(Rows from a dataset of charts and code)
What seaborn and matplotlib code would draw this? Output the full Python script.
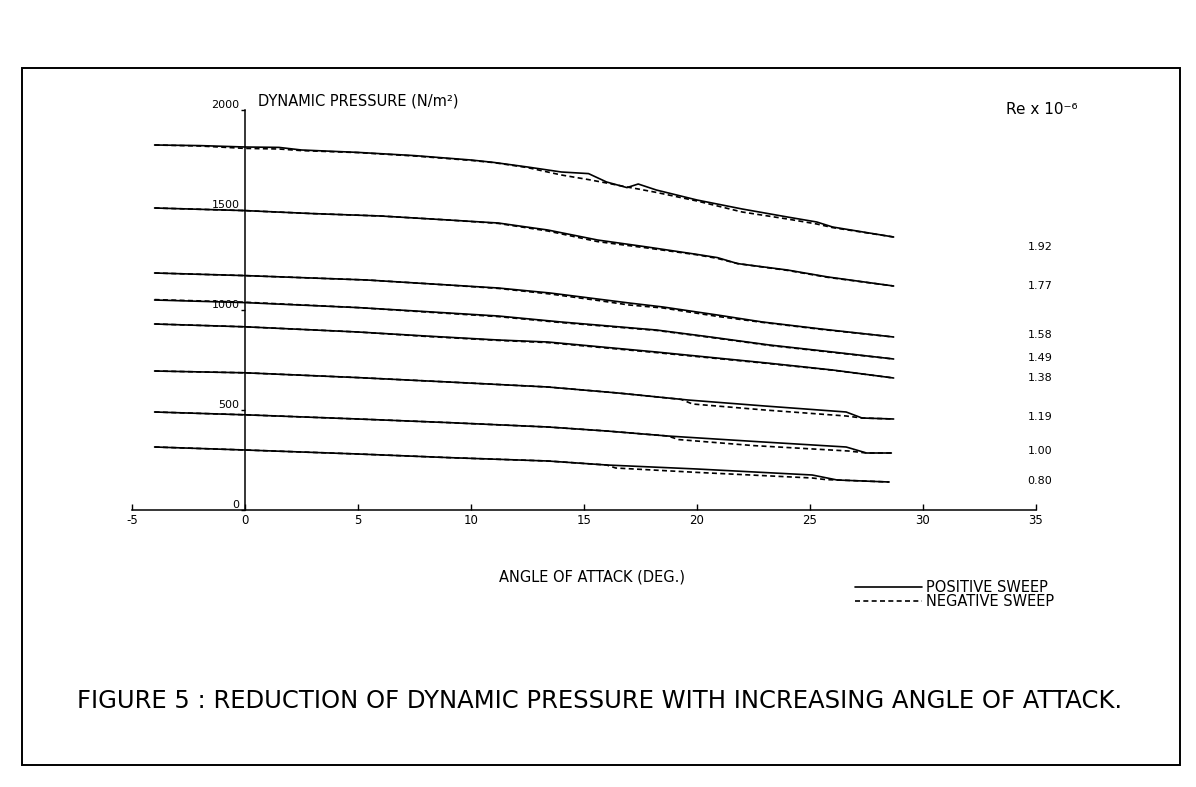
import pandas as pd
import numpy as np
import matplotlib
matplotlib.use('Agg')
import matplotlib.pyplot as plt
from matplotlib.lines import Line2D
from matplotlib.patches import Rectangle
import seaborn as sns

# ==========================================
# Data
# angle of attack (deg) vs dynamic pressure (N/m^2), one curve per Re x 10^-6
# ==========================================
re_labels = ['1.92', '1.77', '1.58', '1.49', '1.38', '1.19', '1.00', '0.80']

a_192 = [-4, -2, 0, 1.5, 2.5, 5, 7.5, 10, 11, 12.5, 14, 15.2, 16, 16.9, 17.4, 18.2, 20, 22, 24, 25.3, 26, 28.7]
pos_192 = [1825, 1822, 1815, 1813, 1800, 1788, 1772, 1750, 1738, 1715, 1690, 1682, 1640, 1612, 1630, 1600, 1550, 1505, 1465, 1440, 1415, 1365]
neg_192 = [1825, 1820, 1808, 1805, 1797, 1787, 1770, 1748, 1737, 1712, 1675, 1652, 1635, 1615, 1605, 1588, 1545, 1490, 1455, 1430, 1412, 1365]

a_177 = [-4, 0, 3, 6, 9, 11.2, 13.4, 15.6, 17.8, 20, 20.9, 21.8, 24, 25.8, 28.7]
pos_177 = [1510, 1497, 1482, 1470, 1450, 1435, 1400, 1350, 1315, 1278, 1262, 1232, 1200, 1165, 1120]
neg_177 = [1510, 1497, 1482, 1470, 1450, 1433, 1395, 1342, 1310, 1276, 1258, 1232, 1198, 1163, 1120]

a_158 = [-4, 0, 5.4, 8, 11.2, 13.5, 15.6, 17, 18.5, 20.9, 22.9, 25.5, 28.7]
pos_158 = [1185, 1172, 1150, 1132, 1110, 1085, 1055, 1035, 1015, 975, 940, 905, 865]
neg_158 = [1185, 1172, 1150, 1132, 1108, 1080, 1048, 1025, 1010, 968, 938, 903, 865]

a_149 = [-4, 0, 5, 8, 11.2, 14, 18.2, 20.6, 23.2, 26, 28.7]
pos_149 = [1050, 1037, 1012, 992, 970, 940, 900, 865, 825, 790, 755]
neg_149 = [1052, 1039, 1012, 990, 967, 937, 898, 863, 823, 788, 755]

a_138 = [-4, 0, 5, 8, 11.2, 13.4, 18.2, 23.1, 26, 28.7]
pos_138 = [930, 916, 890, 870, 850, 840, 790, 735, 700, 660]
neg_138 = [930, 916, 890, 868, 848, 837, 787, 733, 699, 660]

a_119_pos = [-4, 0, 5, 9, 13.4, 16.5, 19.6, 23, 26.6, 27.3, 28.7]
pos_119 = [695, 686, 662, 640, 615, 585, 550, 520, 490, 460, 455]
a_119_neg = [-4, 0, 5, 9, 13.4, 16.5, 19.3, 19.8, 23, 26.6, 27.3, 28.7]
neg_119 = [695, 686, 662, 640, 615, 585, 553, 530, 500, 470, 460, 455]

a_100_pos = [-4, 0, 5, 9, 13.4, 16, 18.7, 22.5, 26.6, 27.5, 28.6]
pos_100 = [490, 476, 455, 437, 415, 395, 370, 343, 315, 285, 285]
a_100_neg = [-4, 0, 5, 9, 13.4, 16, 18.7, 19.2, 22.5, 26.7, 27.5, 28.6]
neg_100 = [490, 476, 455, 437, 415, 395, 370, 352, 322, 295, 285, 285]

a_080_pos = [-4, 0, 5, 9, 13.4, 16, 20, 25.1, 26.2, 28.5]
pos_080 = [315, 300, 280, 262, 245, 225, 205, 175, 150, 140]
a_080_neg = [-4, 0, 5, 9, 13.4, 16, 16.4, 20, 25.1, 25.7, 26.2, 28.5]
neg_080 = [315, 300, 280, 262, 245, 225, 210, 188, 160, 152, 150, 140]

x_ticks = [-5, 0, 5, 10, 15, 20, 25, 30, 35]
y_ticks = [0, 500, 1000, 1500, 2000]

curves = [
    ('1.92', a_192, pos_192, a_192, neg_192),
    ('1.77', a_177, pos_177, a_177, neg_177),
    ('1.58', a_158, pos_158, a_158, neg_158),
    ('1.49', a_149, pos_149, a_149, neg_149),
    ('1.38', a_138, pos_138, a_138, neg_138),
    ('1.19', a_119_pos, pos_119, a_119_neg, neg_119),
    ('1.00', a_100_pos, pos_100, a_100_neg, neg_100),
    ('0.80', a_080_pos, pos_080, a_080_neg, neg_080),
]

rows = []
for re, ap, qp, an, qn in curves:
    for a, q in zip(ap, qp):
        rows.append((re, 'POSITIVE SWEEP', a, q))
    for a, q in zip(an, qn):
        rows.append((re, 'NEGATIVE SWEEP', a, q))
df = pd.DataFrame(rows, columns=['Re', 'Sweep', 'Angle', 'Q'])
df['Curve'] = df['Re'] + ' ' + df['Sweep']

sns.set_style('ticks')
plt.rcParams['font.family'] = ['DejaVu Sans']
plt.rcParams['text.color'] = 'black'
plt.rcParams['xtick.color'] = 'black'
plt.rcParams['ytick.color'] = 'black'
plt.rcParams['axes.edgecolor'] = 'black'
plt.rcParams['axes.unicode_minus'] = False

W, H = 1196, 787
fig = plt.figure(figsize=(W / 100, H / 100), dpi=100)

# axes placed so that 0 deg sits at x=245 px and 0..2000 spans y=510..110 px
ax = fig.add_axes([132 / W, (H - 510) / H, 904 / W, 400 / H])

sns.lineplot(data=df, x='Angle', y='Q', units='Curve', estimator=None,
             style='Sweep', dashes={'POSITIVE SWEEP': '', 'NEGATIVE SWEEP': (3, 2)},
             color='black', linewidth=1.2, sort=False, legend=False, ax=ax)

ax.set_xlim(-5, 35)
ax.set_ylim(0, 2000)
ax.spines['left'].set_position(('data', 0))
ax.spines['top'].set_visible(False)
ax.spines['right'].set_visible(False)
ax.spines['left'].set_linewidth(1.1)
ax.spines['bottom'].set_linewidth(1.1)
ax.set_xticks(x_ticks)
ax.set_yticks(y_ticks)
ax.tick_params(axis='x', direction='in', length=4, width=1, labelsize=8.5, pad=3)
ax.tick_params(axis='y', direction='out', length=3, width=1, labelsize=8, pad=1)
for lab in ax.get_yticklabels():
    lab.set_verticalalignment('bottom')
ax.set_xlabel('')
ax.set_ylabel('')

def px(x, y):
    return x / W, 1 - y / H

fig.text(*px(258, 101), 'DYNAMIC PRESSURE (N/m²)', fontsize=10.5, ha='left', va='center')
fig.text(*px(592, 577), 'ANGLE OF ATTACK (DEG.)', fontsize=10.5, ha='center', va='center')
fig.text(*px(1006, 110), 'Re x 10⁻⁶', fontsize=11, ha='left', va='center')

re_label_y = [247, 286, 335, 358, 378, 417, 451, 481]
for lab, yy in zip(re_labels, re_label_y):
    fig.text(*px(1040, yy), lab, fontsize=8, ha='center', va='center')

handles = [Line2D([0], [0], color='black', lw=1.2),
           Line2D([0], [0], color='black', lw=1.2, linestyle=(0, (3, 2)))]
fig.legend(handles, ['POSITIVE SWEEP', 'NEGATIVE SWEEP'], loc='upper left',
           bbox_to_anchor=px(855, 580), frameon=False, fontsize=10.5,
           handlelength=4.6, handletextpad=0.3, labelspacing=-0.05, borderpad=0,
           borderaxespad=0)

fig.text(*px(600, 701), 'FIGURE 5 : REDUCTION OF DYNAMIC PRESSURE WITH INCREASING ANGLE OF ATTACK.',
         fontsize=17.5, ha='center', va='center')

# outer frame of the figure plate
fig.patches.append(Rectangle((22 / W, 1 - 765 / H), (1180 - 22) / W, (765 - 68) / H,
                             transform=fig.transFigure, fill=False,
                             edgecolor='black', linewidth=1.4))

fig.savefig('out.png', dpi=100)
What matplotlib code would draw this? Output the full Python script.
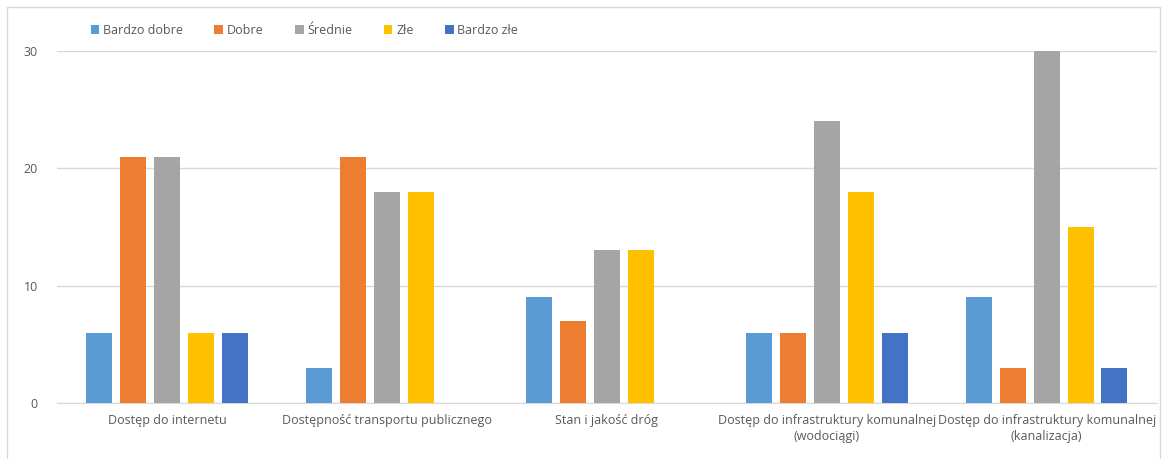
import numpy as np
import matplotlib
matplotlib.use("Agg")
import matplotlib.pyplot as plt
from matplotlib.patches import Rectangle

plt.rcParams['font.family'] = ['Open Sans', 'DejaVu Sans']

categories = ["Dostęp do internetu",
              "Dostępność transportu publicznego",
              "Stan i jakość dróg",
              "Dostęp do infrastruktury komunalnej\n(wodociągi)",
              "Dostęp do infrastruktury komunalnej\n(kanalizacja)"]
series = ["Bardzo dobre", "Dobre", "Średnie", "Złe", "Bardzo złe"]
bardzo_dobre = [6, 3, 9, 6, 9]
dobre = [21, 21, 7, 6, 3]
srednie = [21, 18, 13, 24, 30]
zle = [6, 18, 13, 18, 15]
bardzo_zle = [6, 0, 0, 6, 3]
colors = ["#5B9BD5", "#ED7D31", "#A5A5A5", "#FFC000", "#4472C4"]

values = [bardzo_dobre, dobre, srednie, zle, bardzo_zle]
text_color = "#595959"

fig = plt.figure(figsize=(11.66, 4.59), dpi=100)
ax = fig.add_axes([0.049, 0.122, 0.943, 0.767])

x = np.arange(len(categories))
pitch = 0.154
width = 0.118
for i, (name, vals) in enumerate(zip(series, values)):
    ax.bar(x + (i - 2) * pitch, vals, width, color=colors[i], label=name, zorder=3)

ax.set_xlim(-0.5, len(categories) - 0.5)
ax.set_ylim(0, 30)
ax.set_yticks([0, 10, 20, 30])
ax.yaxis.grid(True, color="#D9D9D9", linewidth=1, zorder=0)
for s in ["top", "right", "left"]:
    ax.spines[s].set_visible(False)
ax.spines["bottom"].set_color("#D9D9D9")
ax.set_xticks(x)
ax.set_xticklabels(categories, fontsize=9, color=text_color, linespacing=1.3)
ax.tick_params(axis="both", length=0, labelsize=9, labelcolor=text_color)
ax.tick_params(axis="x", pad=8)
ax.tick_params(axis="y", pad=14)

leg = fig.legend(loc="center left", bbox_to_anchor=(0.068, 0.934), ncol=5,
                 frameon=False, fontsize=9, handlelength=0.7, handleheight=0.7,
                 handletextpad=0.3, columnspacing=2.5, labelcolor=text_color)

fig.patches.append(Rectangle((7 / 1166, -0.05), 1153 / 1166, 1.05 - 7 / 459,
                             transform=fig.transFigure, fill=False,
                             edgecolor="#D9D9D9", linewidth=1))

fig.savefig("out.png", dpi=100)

# Your instructions
Without the pictures, give again exactly the lines above starting at the line containing "What matplotlib code" and ending at the line containing "ax = fig.add_axes([0.049, 0.122, 0.943, 0.767])".

# Reply to the exercise
What matplotlib code would draw this? Output the full Python script.
import numpy as np
import matplotlib
matplotlib.use("Agg")
import matplotlib.pyplot as plt
from matplotlib.patches import Rectangle

plt.rcParams['font.family'] = ['Open Sans', 'DejaVu Sans']

categories = ["Dostęp do internetu",
              "Dostępność transportu publicznego",
              "Stan i jakość dróg",
              "Dostęp do infrastruktury komunalnej\n(wodociągi)",
              "Dostęp do infrastruktury komunalnej\n(kanalizacja)"]
series = ["Bardzo dobre", "Dobre", "Średnie", "Złe", "Bardzo złe"]
bardzo_dobre = [6, 3, 9, 6, 9]
dobre = [21, 21, 7, 6, 3]
srednie = [21, 18, 13, 24, 30]
zle = [6, 18, 13, 18, 15]
bardzo_zle = [6, 0, 0, 6, 3]
colors = ["#5B9BD5", "#ED7D31", "#A5A5A5", "#FFC000", "#4472C4"]

values = [bardzo_dobre, dobre, srednie, zle, bardzo_zle]
text_color = "#595959"

fig = plt.figure(figsize=(11.66, 4.59), dpi=100)
ax = fig.add_axes([0.049, 0.122, 0.943, 0.767])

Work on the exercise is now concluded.